DOMINION BAY – A local resident, and member of the Algonquin Eco-Watch welcomes news that the Enbridge Line 5 tunnel permit has been delayed. 

“I think it is good news; maybe this will tie things up for awhile and they (Enbridge) will not be able to go ahead with the line,” Mike Wilton, a Dominion Bay resident, told the Recorder late last week.

“If it gets tied up in the courts, then maybe eventually the courts will throw the application out,” said Mr. Wilton. He and others are concerned that if the line were to ever break it would negatively impact water, including water in Lake Huron. 

Bridge, a Michigan publication, reported on May 6 that before Enbridge can seek a permit to build the Line 5 tunnel to transport oil and natural gas beneath the Straits of Mackinac, Michigan regulators say the company needs to spend more time considering alternatives.

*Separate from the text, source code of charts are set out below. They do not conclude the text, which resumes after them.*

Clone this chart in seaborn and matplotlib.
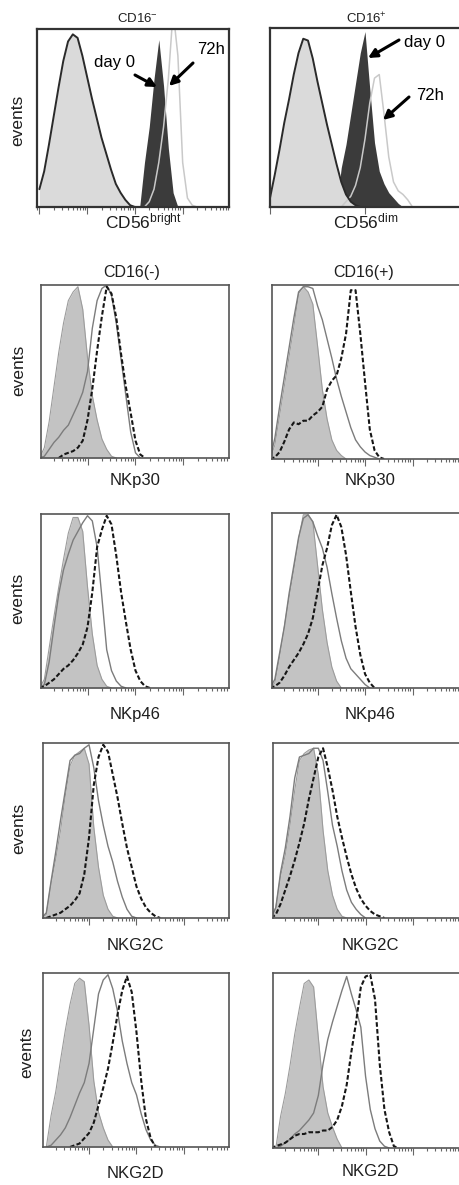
import numpy as np
import matplotlib
matplotlib.use("Agg")
import matplotlib.pyplot as plt
from matplotlib.ticker import LogLocator, NullFormatter
import seaborn as sns

decades = [0.0, 0.1, 0.2, 0.3, 0.4, 0.5, 0.6, 0.7, 0.8, 0.9, 1.0, 1.1, 1.2, 1.3, 1.4, 1.5, 1.6,
           1.7, 1.8, 1.9, 2.0, 2.1, 2.2, 2.3, 2.4, 2.5, 2.6, 2.7, 2.8, 2.9, 3.0, 3.1, 3.2, 3.3]

# row 1: CD56 bright / dim  (isotype, day 0 filled, 72h line)
cd56bright_iso = [10, 20, 35, 51, 67, 82, 93, 97, 95, 85, 73, 61, 50, 39, 30, 21, 13, 8, 4, 1, 0]
cd56bright_day0 = [0, 25, 45, 72, 94, 68, 33, 8, 0]          # from 2.1
cd56bright_72h = [0, 3, 10, 25, 45, 72, 110, 85, 25, 5, 1, 0]  # from 2.2
cd56dim_iso = [5, 18, 32, 47, 60, 74, 86, 94, 93, 83, 70, 58, 46, 35, 24, 14, 7, 3, 1, 0]
cd56dim_day0 = [0, 22, 35, 52, 69, 86, 98, 66, 36, 20, 13, 8, 5, 2, 0]   # from 1.4
cd56dim_72h = [0, 3, 6, 12, 22, 38, 58, 72, 74, 52, 28, 14, 9, 7, 4, 0]  # from 1.5

# rows 2-5: receptors, CD16(-) and CD16(+)
nkp30_neg_iso = [0, 6, 21, 41, 61, 78, 91, 96, 99, 86, 58, 36, 22, 11, 5, 1, 0]
nkp30_neg_day0 = [0, 1, 5, 9, 12, 16, 19, 25, 31, 38, 50, 75, 91, 98, 100, 94, 78, 57, 36, 15, 3, 0]
nkp30_neg_72h = [0, 2, 3, 4, 6, 10, 22, 40, 62, 82, 99, 95, 81, 60, 41, 26, 10, 2, 0]  # from 0.4
nkp30_pos_iso = [0, 8, 25, 42, 59, 76, 95, 99, 96, 89, 65, 40, 23, 11, 5, 2, 0]
nkp30_pos_day0 = [0, 12, 30, 47, 64, 81, 96, 99, 99, 98, 88, 80, 69, 58, 46, 36, 27, 18, 11, 7, 4, 2, 1, 0]
nkp30_pos_72h = [0, 1, 4, 10, 17, 21, 20, 22, 22, 25, 27, 30, 40, 45, 48, 58, 72, 97, 97, 72, 44, 17, 5, 1, 0]

nkp46_neg_iso = [0, 5, 23, 41, 58, 74, 89, 98, 98, 90, 58, 31, 13, 5, 1, 0]
nkp46_neg_day0 = [0, 2, 15, 35, 54, 68, 77, 85, 90, 95, 99, 96, 81, 52, 22, 10, 4, 1, 0]
nkp46_neg_72h = [0, 1, 3, 5, 8, 11, 13, 16, 20, 25, 35, 55, 81, 91, 99, 94, 76, 55, 38, 22, 10, 4, 1, 0]
nkp46_pos_iso = [0, 3, 18, 35, 52, 68, 85, 99, 99, 95, 70, 45, 26, 12, 4, 0]
nkp46_pos_day0 = [0, 5, 20, 35, 54, 70, 86, 97, 99, 95, 87, 80, 69, 54, 40, 27, 17, 11, 8, 5, 2, 0]
nkp46_pos_72h = [0, 1, 3, 7, 12, 16, 20, 25, 31, 40, 55, 70, 80, 93, 99, 92, 76, 55, 35, 19, 8, 3, 0]

nkg2c_neg_iso = [0, 2, 20, 34, 50, 70, 87, 93, 95, 97, 88, 52, 29, 13, 5, 1, 0]
nkg2c_neg_day0 = [0, 3, 21, 38, 56, 73, 90, 93, 94, 97, 99, 86, 67, 53, 41, 32, 21, 12, 5, 1, 0]
nkg2c_neg_72h = [0, 0, 1, 2, 3, 5, 7, 10, 14, 25, 46, 76, 92, 99, 95, 82, 69, 54, 40, 29, 18, 11, 6, 3, 1, 0]
nkg2c_pos_iso = [0, 6, 24, 36, 53, 73, 90, 94, 96, 97, 82, 50, 27, 13, 5, 1, 0]
nkg2c_pos_day0 = [0, 6, 26, 40, 58, 80, 92, 93, 94, 97, 97, 90, 72, 53, 41, 27, 16, 9, 5, 2, 0]
nkg2c_pos_72h = [0, 2, 8, 16, 24, 33, 43, 54, 68, 80, 92, 97, 86, 73, 58, 46, 35, 25, 17, 11, 7, 4, 2, 1, 0]

nkg2d_neg_iso = [0, 0, 18, 32, 50, 67, 82, 94, 97, 95, 70, 38, 20, 11, 4, 0]
nkg2d_neg_day0 = [0, 0, 1, 4, 7, 11, 17, 24, 31, 37, 48, 68, 88, 96, 99, 91, 78, 61, 48, 37, 30, 19, 10, 4, 1, 0]
nkg2d_neg_72h = [0, 1, 2, 5, 8, 14, 24, 34, 45, 60, 76, 90, 98, 89, 66, 38, 16, 5, 0]  # from 0.6
nkg2d_pos_iso = [0, 0, 18, 31, 47, 65, 80, 94, 96, 92, 63, 35, 20, 12, 5, 0]
nkg2d_pos_day0 = [0, 0, 1, 3, 5, 8, 10, 13, 16, 20, 30, 48, 62, 72, 81, 90, 98, 88, 79, 69, 41, 22, 11, 4, 1, 0]
nkg2d_pos_72h = [0, 1, 2, 3, 5, 7, 8, 8, 9, 9, 9, 10, 10, 12, 16, 24, 36, 55, 72, 92, 98, 99, 85, 48, 22, 9, 1, 0]

receptors = ["NKp30", "NKp46", "NKG2C", "NKG2D"]

sns.set_style("white")
plt.rcParams["font.family"] = ["Liberation Sans", "DejaVu Sans"]
plt.rcParams["mathtext.fontset"] = "custom"
plt.rcParams["mathtext.rm"] = "Liberation Sans"
plt.rcParams["mathtext.it"] = "Liberation Sans:italic"
plt.rcParams["mathtext.bf"] = "Liberation Sans:bold"

W, H = 459, 1185
fig = plt.figure(figsize=(W / 100, H / 100), dpi=100)
TXT = "#1e1e1e"
x = 10 ** np.array(decades)


def on_grid(vals, start=0.0):
    i0 = int(round(start * 10))
    y = [0] * i0 + list(vals)
    y += [0] * (len(decades) - len(y))
    return np.array(y, dtype=float)


def support(y):
    nz = np.nonzero(y)[0]
    a = max(nz[0] - 1, 0)
    b = min(nz[-1] + 2, len(y))
    return slice(a, b)


def px(xp, yp):
    return xp / W, 1 - yp / H


def make_ax(l, t, r, b, lo, hi, frame="#555555", lw=1.2):
    ax = fig.add_axes([l / W, 1 - b / H, (r - l) / W, (b - t) / H])
    ax.set_xscale("log")
    ax.set_xlim(10 ** lo, 10 ** hi)
    ax.set_ylim(0, 100)
    ax.set_yticks([])
    ax.xaxis.set_major_locator(LogLocator(base=10))
    ax.xaxis.set_minor_locator(LogLocator(base=10, subs=np.arange(2, 10)))
    ax.xaxis.set_minor_formatter(NullFormatter())
    ax.tick_params(axis="x", which="both", direction="out", bottom=True,
                   labelbottom=False, color="#666666", width=0.8)
    ax.tick_params(axis="x", which="major", length=5)
    ax.tick_params(axis="x", which="minor", length=2.5)
    for s in ax.spines.values():
        s.set_color(frame)
        s.set_linewidth(lw)
        s.set_visible(True)
    return ax


def line(ax, y, **kw):
    sl = support(y)
    sns.lineplot(x=x[sl], y=y[sl], ax=ax, estimator=None, sort=False, **kw)


def row1_panel(ax, iso, day0, h72):
    line(ax, h72, color="#c9c9c9", lw=1.1)
    ax.fill_between(x, day0, color="#3b3b3b", lw=0)
    ax.fill_between(x, iso, color="#dadada", lw=0)
    line(ax, iso, color="#2a2a2a", lw=1.4)
    ax.set_xlabel("")
    ax.set_ylabel("")


def receptor_panel(ax, iso, day0, h72):
    ax.fill_between(x, iso, color="#c3c3c3", lw=0)
    line(ax, iso, color="#9c9c9c", lw=0.8)
    line(ax, day0, color="#7c7c7c", lw=1.0)
    line(ax, h72, color="#161616", lw=1.5, linestyle=(0, (2.2, 1.1)))
    ax.set_xlabel("")
    ax.set_ylabel("")


# ---- row 1
axL = make_ax(37, 29, 229, 207, -0.05, 3.97, frame="#333333", lw=1.6)
row1_panel(axL, on_grid(cd56bright_iso), on_grid(cd56bright_day0, 2.1), on_grid(cd56bright_72h, 2.2))
axR = make_ax(270, 28, 460, 207, 0.0, 4.0, frame="#333333", lw=1.6)
row1_panel(axR, on_grid(cd56dim_iso), on_grid(cd56dim_day0, 1.4), on_grid(cd56dim_72h, 1.5))

fig.text(*px(137, 19), r"CD16$^{\mathrm{-}}$", ha="center", va="center", fontsize=9.5, color=TXT)
fig.text(*px(366, 19), r"CD16$^{\mathrm{+}}$", ha="center", va="center", fontsize=9.5, color=TXT)
fig.text(*px(143, 221), r"CD56$^{\mathrm{bright}}$", ha="center", va="center", fontsize=12.5, color=TXT)
fig.text(*px(366, 221), r"CD56$^{\mathrm{dim}}$", ha="center", va="center", fontsize=12.5, color=TXT)

arrow = dict(arrowstyle="-|>", color="black", lw=2.2, mutation_scale=13, shrinkA=0, shrinkB=0)
fig.text(*px(115, 63), "day 0", ha="center", va="center", fontsize=12, color="black")
axL.annotate("", xy=px(157, 87), xytext=px(135, 75), xycoords="figure fraction",
             textcoords="figure fraction", arrowprops=arrow, annotation_clip=False)
fig.text(*px(211, 50), "72h", ha="center", va="center", fontsize=12, color="black")
axL.annotate("", xy=px(169, 86), xytext=px(193, 63), xycoords="figure fraction",
             textcoords="figure fraction", arrowprops=arrow, annotation_clip=False)
fig.text(*px(424, 43), "day 0", ha="center", va="center", fontsize=12, color="black")
axR.annotate("", xy=px(368, 58), xytext=px(399, 40), xycoords="figure fraction",
             textcoords="figure fraction", arrowprops=arrow, annotation_clip=False)
fig.text(*px(430, 95), "72h", ha="center", va="center", fontsize=12, color="black")
axR.annotate("", xy=px(383, 120), xytext=px(409, 97), xycoords="figure fraction",
             textcoords="figure fraction", arrowprops=arrow, annotation_clip=False)

# ---- rows 2-5
boxes_left = [(41, 285, 229, 458), (41, 514, 229, 688), (43, 743, 229, 918), (43, 973, 229, 1147)]
boxes_right = [(272, 285, 460, 459), (272, 513, 460, 688), (273, 743, 460, 918), (273, 973, 460, 1148)]
data_left = [(nkp30_neg_iso, nkp30_neg_day0, nkp30_neg_72h, 0.4),
             (nkp46_neg_iso, nkp46_neg_day0, nkp46_neg_72h, 0.0),
             (nkg2c_neg_iso, nkg2c_neg_day0, nkg2c_neg_72h, 0.0),
             (nkg2d_neg_iso, nkg2d_neg_day0, nkg2d_neg_72h, 0.6)]
data_right = [(nkp30_pos_iso, nkp30_pos_day0, nkp30_pos_72h, 0.0),
              (nkp46_pos_iso, nkp46_pos_day0, nkp46_pos_72h, 0.0),
              (nkg2c_pos_iso, nkg2c_pos_day0, nkg2c_pos_72h, 0.0),
              (nkg2d_pos_iso, nkg2d_pos_day0, nkg2d_pos_72h, 0.0)]
label_y_left = [481, 715, 946, 1174]
label_y_right = [481, 714, 946, 1171]
events_pos = [(18, 120), (19, 370), (18, 598), (19, 828), (27, 1052)]

for i in range(4):
    l, t, r, b = boxes_left[i]
    ax = make_ax(l, t, r, b, 0.03, 3.95)
    iso, d0, h72, s72 = data_left[i]
    receptor_panel(ax, on_grid(iso), on_grid(d0), on_grid(h72, s72))
    l, t, r, b = boxes_right[i]
    ax = make_ax(l, t, r, b, 0.04, 4.0)
    iso, d0, h72, s72 = data_right[i]
    receptor_panel(ax, on_grid(iso), on_grid(d0), on_grid(h72, s72))
    fig.text(*px(135, label_y_left[i]), receptors[i], ha="center", va="center", fontsize=12, color=TXT)
    fig.text(*px(370, label_y_right[i]), receptors[i], ha="center", va="center", fontsize=12, color=TXT)

fig.text(*px(132, 272), "CD16(-)", ha="center", va="center", fontsize=11.5, color=TXT)
fig.text(*px(364, 272), "CD16(+)", ha="center", va="center", fontsize=11.5, color=TXT)

for ex, ey in events_pos:
    fig.text(*px(ex, ey), "events", ha="center", va="center", rotation=90, fontsize=12.5, color=TXT)

fig.savefig("out.png", dpi=100, facecolor="white")
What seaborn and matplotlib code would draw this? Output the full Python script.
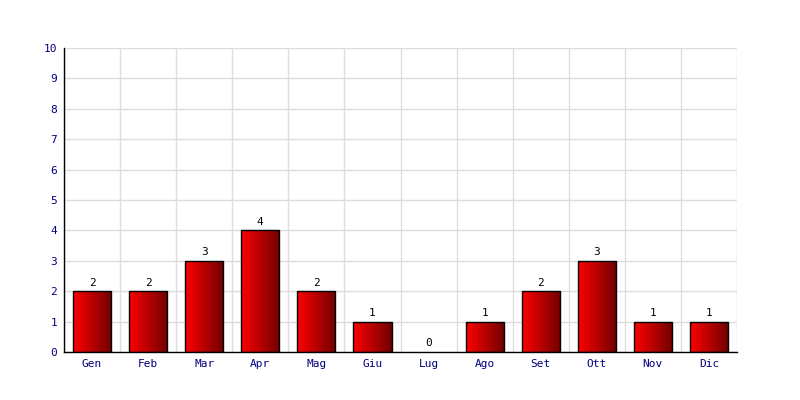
import numpy as np
import pandas as pd
import matplotlib
matplotlib.use('Agg')
import matplotlib.pyplot as plt
import seaborn as sns
from matplotlib.colors import LinearSegmentedColormap

# Chart data
months = ['Gen', 'Feb', 'Mar', 'Apr', 'Mag', 'Giu', 'Lug', 'Ago', 'Set', 'Ott', 'Nov', 'Dic']
counts = [2, 2, 3, 4, 2, 1, 0, 1, 2, 3, 1, 1]
y_ticks = list(range(0, 11))

df = pd.DataFrame({'Mese': months, 'Valore': counts})

sns.set_style('white')
plt.rcParams['font.family'] = ['DejaVu Sans Mono']

fig = plt.figure(figsize=(8, 4), dpi=100)
ax = fig.add_axes([0.08, 0.12, 0.84125, 0.76])

sns.barplot(data=df, x='Mese', y='Valore', ax=ax, width=0.68,
            color='#cc0000', edgecolor='black', linewidth=1, zorder=3)

# Horizontal red gradient inside each bar
cmap = LinearSegmentedColormap.from_list('redgrad', ['#ff0000', '#700000'])
grad = np.linspace(0, 1, 256).reshape(1, -1)
for p in ax.patches:
    x0, y0 = p.get_x(), p.get_y()
    w, h = p.get_width(), p.get_height()
    if h <= 0:
        p.set_visible(False)
        continue
    im = ax.imshow(grad, cmap=cmap, aspect='auto',
                   extent=[x0, x0 + w, y0, y0 + h], zorder=3.5)
    im.set_clip_path(p)
    p.set_facecolor('none')
    p.set_zorder(4)

for i, v in enumerate(counts):
    ax.text(i, v + 0.12, str(v), ha='center', va='bottom', fontsize=8, color='black')

ax.set_xlim(-0.5, len(months) - 0.5)
ax.set_ylim(0, 10)
ax.set_yticks(y_ticks)
ax.set_xticks(np.arange(-0.5, len(months)), minor=True)
ax.grid(True, which='minor', axis='x', color='#dddddd', linewidth=1, zorder=0)
ax.grid(True, which='major', axis='y', color='#dddddd', linewidth=1, zorder=0)
ax.set_axisbelow(True)

ax.set_xlabel('')
ax.set_ylabel('')
ax.tick_params(axis='both', which='both', length=0, labelsize=8, labelcolor='#000080', pad=5)

for s in ['top', 'right']:
    ax.spines[s].set_visible(False)
for s in ['left', 'bottom']:
    ax.spines[s].set_color('black')
    ax.spines[s].set_linewidth(1)
    ax.spines[s].set_zorder(5)

fig.savefig('out.png', dpi=100)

That’s one of several conclusions state officials reached when they reviewed Enbridge’s application for a permit from the Michigan Department of Environment, Great Lakes and Energy to build the controversial tunnel between Michigan’s two peninsulas, reported Bridge in a release.

In a May 4 letter to the Canadian petroleum conglomerate, a state district supervisor gave Enbridge 30 days to update its application with more information.

Regulators said Enbridge’s application was unnecessarily long, at more than 350 pages, but omitted key information state officials need to help decide whether to grant the permit.

“EGLE requests that Enbridge edit submitted materials for precision and relevance to actual proposed construction,” wrote Joseph Haas, a supervisor in EGLE’s Gaylord district office. In addition to submitting “a complete assessment of the alternatives” to the tunnel project, the letter stated Enbridge must outline plans to mitigate damage the tunnel project could cause to wetlands and federally-protected plants, offer details about ongoing lawsuits that could affect the tunnel’s fate, and add other missing pieces to the application, Bridge reported.

The holdup is the latest twist in a long battle over the fate of the 67-year-old pipeline, which transports 540,000 barrels daily of crude oil and natural gas liquids between Wisconsin and Ontario. Opponents have long called for its shutdown, arguing the pipeline poses a catastrophic hazard to the Great Lakes and inland waterways.

The company plans to replace the four-mile section that sits exposed at the bottom of the straits with a new line encapsulated in a concrete-lined tunnel deep beneath the lakebed.

Enbridge spokesperson Ryan Duffy told Bridge the company plans to provide the information EGLE requested, “and move forward with this process.” Pending permit approvals, Mr. Duffy said Enbridge officials still expect to begin construction on the $500 million tunnel project next year and bring the new segment on-line in 2024.